Los idus de marzo

A lo que parece, no fue tan inesperado como precavido el hado de César, porque se dice haber precedido maravillosas señales y prodigios. Por lo que hace a los resplandores y fuegos del cielo, y las imágenes nocturnas que por muchas partes discurrían y a las aves solitarias que volaban por la plaza, quizá no merecen mentarse como indicios de tan gran suceso. Estrabón el filósofo [y geógrafo] refiere haberse visto correr por el aire muchos hombres de fuego, y que el esclavo de un soldado arrojó de la mano mucha llama, de modo que los que lo veían juzgaban que se estaba abrasando, y cuando cesó la llama se halló que no tenía la menor lesión. Habiendo César hecho un sacrificio, se desapareció el corazón de la víctima, cosa que tuvo a terrible agüero, porque por naturaleza ningún animal puede existir sin corazón. Todavía hay muchos de quienes se puede oír que un agorero le anunció aguardarle un gran peligro en el día [15] del mes de marzo que los romanos llamaban los idus.
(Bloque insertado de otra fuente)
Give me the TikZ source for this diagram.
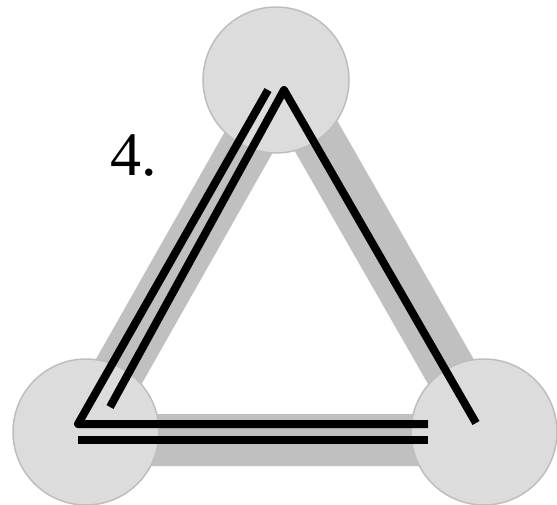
\documentclass[tikz,border=0pt]{standalone}
\usepackage{fontspec}
\setmainfont{Liberation Serif}
\definecolor{bandgray}{RGB}{192,192,192}
\definecolor{ringfill}{RGB}{220,220,220}
\definecolor{ringedge}{RGB}{190,190,190}
\tikzset{
  band/.style={draw=bandgray, line width=52pt, line join=round},
  ring/.style={circle, minimum size=146pt, inner sep=0pt, fill=ringfill, draw=ringedge, line width=1.5pt},
  strand/.style={draw=black, line width=8pt, line join=round}
}
\begin{document}
\begin{tikzpicture}[x=1pt, y=-1pt]
  \useasboundingbox (0,0) rectangle (557,504);
  % shadow bands under the rings
  \coordinate (Bt) at (284,80); \coordinate (Bl) at (80,440); \coordinate (Br) at (490,440);
  \draw[band] (Bt)--(Bl)--(Br)--cycle;
  % rings
  \node[ring] (top) at (276,80) {};
  \node[ring] (left) at (86,432) {};
  \node[ring] (right) at (484,432) {};
  % strand ends
  \coordinate (A1) at (476,423); \coordinate (A2) at (284,90); \coordinate (A3) at (110,407);
  \coordinate (P1) at (268,90); \coordinate (P2) at (78,424); \coordinate (P3) at (428,424);
  \coordinate (C1) at (78,440); \coordinate (C2) at (428,440);
  \draw[strand] (A1)--(A2)--(A3);
  \draw[strand] (P1)--(P2)--(P3);
  \draw[strand] (C1)--(C2);
  \node[anchor=base west, inner sep=0pt, font=\fontsize{62}{62}\selectfont] (label) at (110,175) {4.};
\end{tikzpicture}
\end{document}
Llegó el día, y yendo César al senado saludó al agorero y como por burla le dijo: «Ya han llegado los idus de marzo»; a lo que contestó con gran reposo: «Sí, pero no han pasado.» El día antes lo tuvo a cenar Marco Lépido, y estando escribiendo unas cartas, como lo tenía de costumbre, recayó la conversación sobre cuál era la mejor muerte, y César, anticipándose a todos, dijo: «La no esperada». Acostado después con su mujer, según solía, repentinamente se abrieron todas las puertas y ventanas de su cuarto, y turbado por el ruido y la luz, porque hacía luna clara, observó que Calpurnia dormía profundamente, pero que entre sueños prorrumpía en voces mal pronunciadas y sollozos no articulados, y era ésta la visión que tuvo la mujer de César, sino que estando incorporado en su casa un pináculo que, según refiere Livio, se le había decretado por el senado para su mayor decoro y majestad, lo vio entre sueños destruido, sobre lo que se acongojó y lloró. Cuando fue de día rogó a César que si había arbitrio no fuera al senado, sino que lo dilatara para otro día; y si tenía en poco a sus sueños, por sacrificios y otros medios de adivinación examinara qué podría ser lo que conviniese.

Plutarco, Vidas Paralelas, Cayo Julio César, LXIII (c.100).